St. Augustine Grass Spring Care (The Complete Guide)
If you live anywhere from Florida to Texas, there’s a good chance you’re looking at St. Augustine grass right now. About 70 percent of Florida lawns are St. Augustine. It handles shade better than Bermuda, tolerates salt spray near the coast, and when it’s healthy, it forms a thick, blue-green carpet that looks like a million bucks.
But St. Augustine is also the neediest warm-season grass out there. It drinks more water than Bermuda or Zoysia. It’s pickier about mowing height. And when something goes wrong in spring, it lets you know fast.
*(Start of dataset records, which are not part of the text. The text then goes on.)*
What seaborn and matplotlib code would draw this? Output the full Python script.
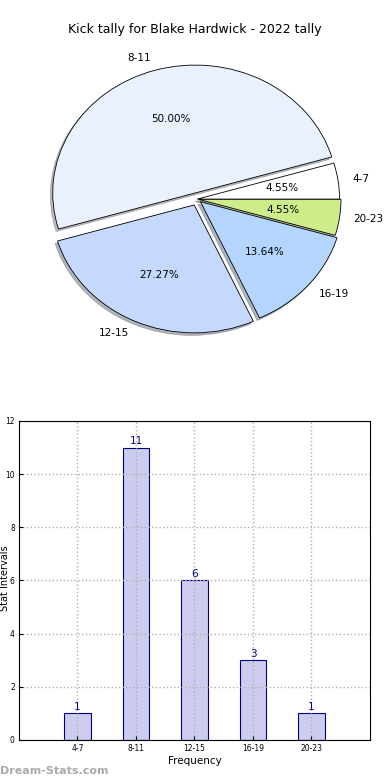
import numpy as np
import pandas as pd
import seaborn as sns
import matplotlib
matplotlib.use("Agg")
import matplotlib.pyplot as plt

# data
bins = ['4-7', '8-11', '12-15', '16-19', '20-23']
counts = [1, 11, 6, 3, 1]
pie_colors = ['#ffffff', '#eaf1fe', '#c5d8fe', '#b3d5fe', '#cfec8a']
explode = [0, 0.05, 0.05, 0.03, 0.01]

sns.set_style("white")
plt.rcParams['font.family'] = ['DejaVu Sans']
plt.rcParams['text.color'] = 'black'
plt.rcParams['axes.labelcolor'] = 'black'
plt.rcParams['xtick.color'] = 'black'
plt.rcParams['ytick.color'] = 'black'

fig = plt.figure(figsize=(3.9, 7.8), dpi=100)

# pie (elliptical, like the old matplotlib output)
ax1 = fig.add_axes([0.049, 0.5397, 0.913, 0.41])
wedges, texts, autotexts = ax1.pie(counts, labels=bins, colors=pie_colors, explode=explode,
                                   autopct='%.2f%%', startangle=0,
                                   shadow=dict(ox=-0.012, oy=-0.014, shade=0.5),
                                   wedgeprops=dict(edgecolor='black', linewidth=0.6),
                                   textprops=dict(fontsize=7.5))
ax1.set_aspect('auto')
ax1.set_xlim(-1.25, 1.25)
ax1.set_ylim(-1.25, 1.25)
fig.text(0.5, 1 - 30 / 780, 'Kick tally for Blake Hardwick - 2022 tally',
         ha='center', va='center', fontsize=9)

# bars
df = pd.DataFrame({'bin': bins, 'count': counts})
ax2 = fig.add_axes([0.0487, 0.0513, 0.9, 0.409])
sns.barplot(data=df, x='bin', y='count', color='#ccccee', edgecolor='navy',
            linewidth=0.8, width=0.45, saturation=1, ax=ax2)
ax2.set_xlim(-1, 5)
ax2.set_ylim(0, 12)
ax2.set_yticks(range(0, 13, 2))
ax2.grid(True, linestyle=':', color='#b0b0b0', linewidth=1)
ax2.set_axisbelow(False)
for s in ax2.spines.values():
    s.set_color('black')
    s.set_linewidth(0.8)
    s.set_zorder(5)
ax2.tick_params(labelsize=5.5, direction='in', length=3, left=True, bottom=True, pad=3)
ax2.bar_label(ax2.containers[0], color='navy', fontsize=7.5, padding=1)
ax2.set_xlabel('Frequency', fontsize=7.5, labelpad=2)
ax2.set_ylabel('')
fig.text(0.0, 1 - 578 / 780, 'Stat Intervals', rotation=90,
         ha='left', va='center', fontsize=7)

fig.text(0.0, 1 - 771 / 780, 'Dream-Stats.com', color='#aaaaaa', fontsize=8,
         fontweight='bold', ha='left', va='center')

fig.savefig('out.png', dpi=100)
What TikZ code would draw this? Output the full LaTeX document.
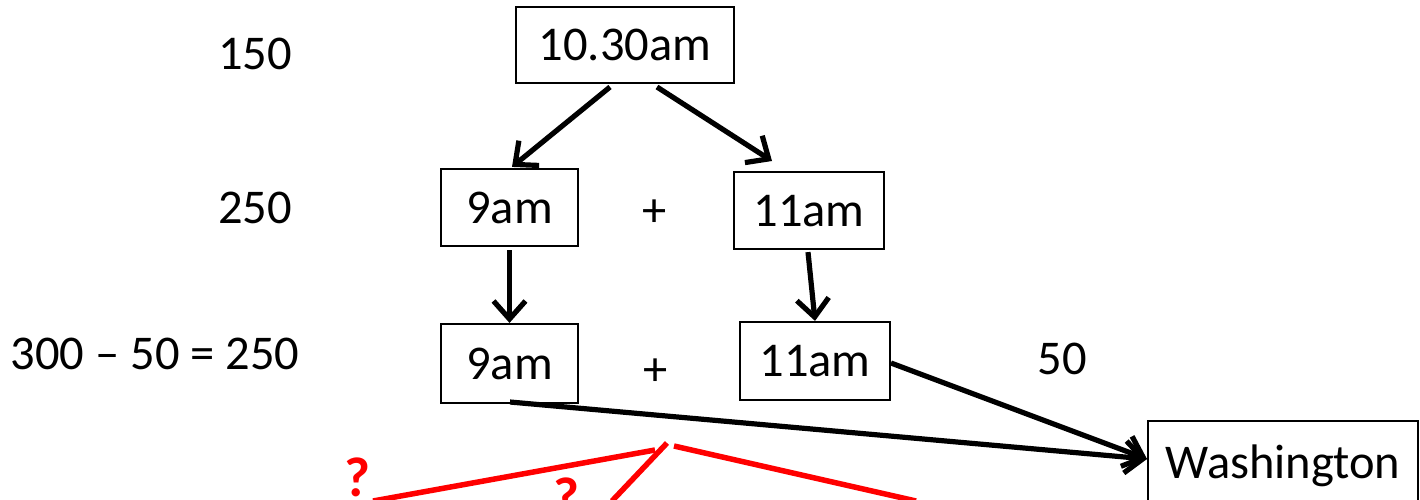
\documentclass[tikz,border=0pt]{standalone}
\usepackage{fontspec}
\setmainfont{Carlito}
\usetikzlibrary{arrows.meta}
\begin{document}
\begin{tikzpicture}[x=1pt,y=-1pt,
  every node/.style={font=\fontsize{48.5}{58}\selectfont, inner sep=0pt, text depth=0pt},
  box/.style={draw, line width=2.2pt, fill=white, minimum height=77pt},
  arr/.style={line width=5.2pt, -{Straight Barb[length=18pt,width=32pt,line width=5.2pt]}},
  redline/.style={draw=red, line width=5.5pt},
  qmark/.style={text=red, font=\fontsize{56}{64}\selectfont\bfseries}
]
\useasboundingbox (0,0) rectangle (1420,499);

% boxes
\node[box, minimum width=218pt, minimum height=76pt] (a) at (625,45) {10.30am};
\node[box, minimum width=137pt] (b) at (509.5,207.5) {9am};
\node[box, minimum width=150pt] (c) at (809,210.5) {11am};
\node[box, minimum width=137pt, minimum height=79pt] (d) at (509.5,363.5) {9am};
\node[box, minimum width=150pt, minimum height=78pt] (e) at (815,361) {11am};
\node[box, minimum width=270pt, minimum height=82pt] (w) at (1283,462) {Washington};

% labels
\node (l150) at (255,54) {150};
\node (l250) at (255,208) {250};
\node (l300) at (155,354) {300 -- 50 = 250};
\node (p1) at (655,213) {+};
\node (p2) at (656,372) {+};
\node (l50) at (1062,359) {50};

% arrows
\coordinate (a1) at (610,87);
\coordinate (a2) at (657,87);
\draw[arr] (a1) -- ([xshift=2.5pt,yshift=1pt]b.north);
\draw[arr] (a2) -- (772,161);
\draw[arr] ([yshift=-3pt]b.south) -- (d.north);
\draw[arr] ([xshift=-1pt,yshift=-2pt]c.south) -- (e.north);
\coordinate (e1) at (891,363);
\coordinate (d1) at (510,402);
\coordinate (wtip) at (1147,459);
\draw[arr] (d1) -- (wtip);
\draw[arr] (e1) -- (wtip);

% red lines
\coordinate (r1) at (373,501);
\coordinate (r2) at (655,450);
\coordinate (r3) at (612,501);
\coordinate (r4) at (667,443);
\coordinate (r5) at (674,446);
\coordinate (r6) at (916,501);
\draw[redline] (r1) -- (r2);
\draw[redline] (r3) -- (r4);
\draw[redline] (r5) -- (r6);
\node[qmark] (q1) at (357,477) {?};
\node[qmark] (q2) at (566,497) {?};
\end{tikzpicture}
\end{document}
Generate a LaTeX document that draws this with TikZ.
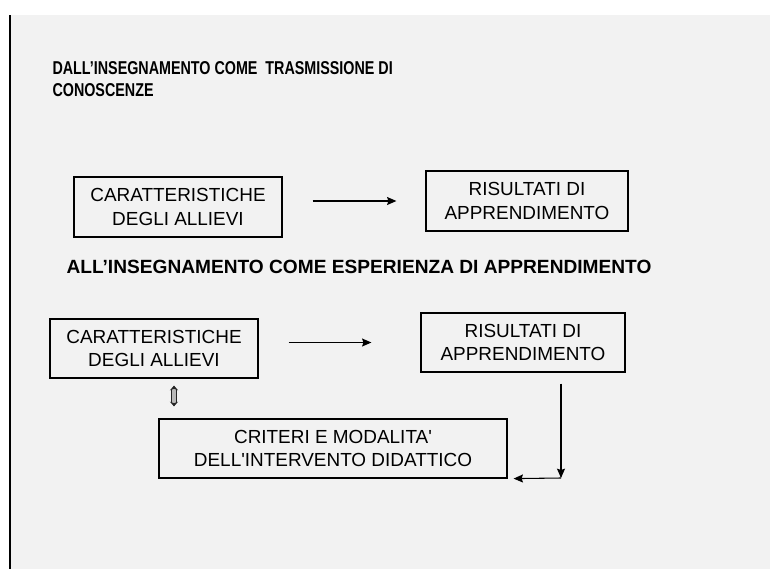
\documentclass[tikz,border=0pt]{standalone}
\usepackage{fontspec}
\setmainfont{Liberation Sans}
\newfontfamily\boxfont[Ligatures=TeXOff]{Liberation Sans}
\newfontfamily\narrowfont[FakeStretch=0.77]{Liberation Sans}
\usetikzlibrary{arrows,arrows.meta}
\usetikzlibrary{positioning}
\usetikzlibrary{calc}
\definecolor{slidebg}{HTML}{F2F2F2}

\begin{document}
\begin{tikzpicture}[x=0.75bp,y=-0.75bp,-{Stealth[length=7bp,width=6bp,inset=1bp]},line width=0.8bp,
			font=\boxfont\fontsize{14.25}{18}\selectfont]
			\tikzstyle{box}=[draw,line width=0.9bp,inner sep=0pt,align=center,minimum height=45bp]
			\tikzstyle{heading}=[inner sep=0pt,align=left]
			\tikzstyle{dblarrow}=[draw=black!85,line width=0.6bp,double=gray!55,double distance=2.6bp,
				{Stealth[length=3.5bp,width=6bp]}-{Stealth[length=3.5bp,width=6bp]}]
			
			\useasboundingbox (0,0) rectangle (770,569);
			\fill[slidebg] (10,15) rectangle (770,569);
			\draw[-,line width=1.2bp] (10,15) -- (10,569);
			
			\node[heading,anchor=base west,font=\narrowfont\bfseries\fontsize{14}{16.5}\selectfont] (title1) at (52,74)
				{DALL’INSEGNAMENTO COME\ \ TRASMISSIONE DI};
			\node[heading,anchor=base west,font=\narrowfont\bfseries\fontsize{14}{16.5}\selectfont] (title1b) at (52,96)
				{CONOSCENZE};
			\node[heading,anchor=base west,font=\bfseries\fontsize{14.4}{18}\selectfont] (title2) at (66,273)
				{ALL’INSEGNAMENTO COME ESPERIENZA DI APPRENDIMENTO};
			
			\node[box,minimum width=156bp]         (allievi1)  at (178,207)    {CARATTERISTICHE\\ DEGLI ALLIEVI};
			\node[box,minimum width=151.5bp]       (risultati1) at (527,201)   {RISULTATI DI\\ APPRENDIMENTO};
			\node[box,minimum width=156bp,minimum height=44.25bp]  (allievi2)  at (154,348.5)  {CARATTERISTICHE\\ DEGLI ALLIEVI};
			\node[box,minimum width=153bp,minimum height=44.25bp]  (risultati2) at (523,342.5) {RISULTATI DI\\ APPRENDIMENTO};
			\node[box,minimum width=261bp,minimum height=44.25bp]  (criteri)   at (333,448.5)  {CRITERI E MODALITA'\\ DELL'INTERVENTO DIDATTICO};
			
			\coordinate (dx) at (174,0);
			\coordinate (corner) at (561,478);
			
			\draw ($(allievi1.east |- risultati1.west)+(30,0)$) -- ($(risultati1.west)+(-29,0)$);
			\draw ($(allievi2.east |- risultati2.west)+(30,0)$) -- ($(risultati2.west)+(-49,0)$);
			\draw[dblarrow] ($(allievi2.south -| dx)+(0,7)$) -- ($(criteri.north -| dx)+(0,-12)$);
			\draw ($(risultati2.south -| corner)+(0,11)$) -- (corner);
			\draw (corner) -- ($(criteri.south east)+(6,0)$);
			
\end{tikzpicture}
\end{document}
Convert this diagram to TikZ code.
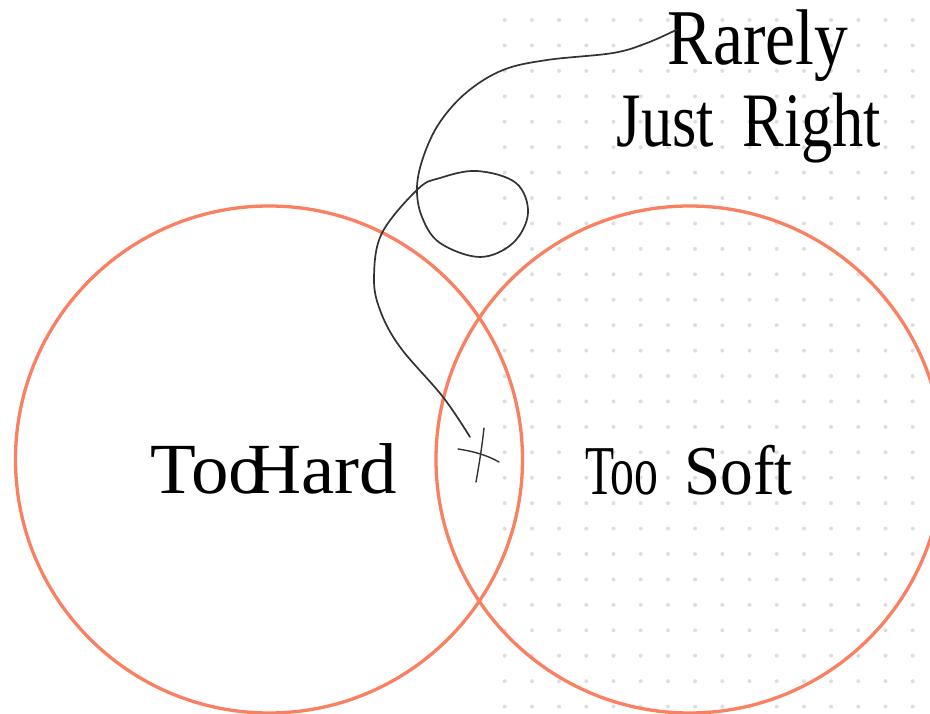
\documentclass[tikz,border=0pt]{standalone}
\usepackage{fontspec}
\setmainfont{Liberation Serif}
\definecolor{ringc}{RGB}{250,128,98}
\definecolor{dotc}{RGB}{222,222,222}
\definecolor{inkc}{RGB}{50,50,50}
\begin{document}
\begin{tikzpicture}[x=1pt,y=-1pt,
  ring/.style={circle,draw=ringc,line width=3.3pt,minimum size=507pt,inner sep=0pt},
  ink/.style={draw=inkc,line width=1.7pt,line cap=round},
  lbl/.style={anchor=base,inner sep=0pt,text=black}]
\useasboundingbox (0,0) rectangle (930,714);
\clip (0,0) rectangle (930,714);
\fill[white] (0,0) rectangle (930,714);
% dot grid
\foreach \i in {0,...,15}{
  \foreach \j in {0,...,27}{
    \fill[dotc] (504.7+27.2*\i,20+25.43*\j) circle[radius=2pt];
  }
}
% circles
\node[ring] (hard) at (269,459.5) {};
\node[ring] (soft) at (689.5,459.5) {};
% labels
\node[lbl] (hardlbl) at (274,493) {\fontsize{72}{72}\selectfont\scalebox{1.04}[1]{Too\hspace{-36pt} Hard}};
\node[lbl] (softlbl) at (689,494) {\fontsize{70}{70}\selectfont\scalebox{0.68}[1]{Too}\hspace{26pt}\scalebox{0.93}[1]{Soft}};
\node[lbl] (rarely) at (758,65) {\fontsize{79}{79}\selectfont\scalebox{0.855}[1]{Rarely}};
\node[lbl] (right) at (749,147) {\fontsize{77}{77}\selectfont\scalebox{0.81}[1]{Just\hspace{16pt} Right}};
% curve
\coordinate (cstart) at (676,30);
\coordinate (cend) at (470,437);
\draw[ink] plot[smooth,tension=0.6] coordinates {
 (676,30) (647,43) (613,53) (547,60) (503,70) (467,92) (440,122) (424,155)
 (417,187) (422,217) (440,243) (480,257) (513,243) (528,213) (516,183)
 (477,171) (440,178) (418,189) (382,233) (374,277) (380,310) (400,347)
 (443,397) (470,437)};
% cross mark
\coordinate (xa) at (458,449);
\coordinate (xb) at (499,462);
\coordinate (xc) at (484,428);
\coordinate (xd) at (476,482);
\draw[ink,line width=1.4pt] (xa) .. controls (472,451) and (487,455) .. (xb);
\draw[ink,line width=1.4pt] (xc) .. controls (482,447) and (479,465) .. (xd);
\end{tikzpicture}
\end{document}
Spring is make-or-break season for your St. Augustine lawn. Get the timing right on mowing, watering, and fertilizing, and you’ll have the best-looking yard on the block by June. Here’s exactly what to do and when to do it.
When Does St. Augustine Wake Up in Spring?
St. Augustine wakes up gradually as soil temperatures climb above 55 to 60 degrees. In South Florida, that’s as early as late February. Central Florida and the Gulf Coast, mid-March. North Florida, the Carolinas, and Texas usually see green-up between mid-April and early May.
Signs your St. Augustine is waking up:
- New green runners spreading from the stolons
- Green blades pushing up through dormant thatch
- Growth speeding up enough to notice between mowings
Don’t rush things. Wait until you’ve had to mow at least twice before starting your spring care routine. That tells you the grass is awake and ready to take up nutrients.
Spring Mowing Guide for St. Augustine
Mowing height matters more for St. Augustine than almost any other grass type. This is a tall grass. It wants to be tall. Cutting it too short is one of the fastest ways to kill it.
Set your mower to 3.5 to 4 inches. If your lawn gets partial shade, go with 4 inches. The taller blades give the grass more surface area to capture sunlight, which is critical in shady spots.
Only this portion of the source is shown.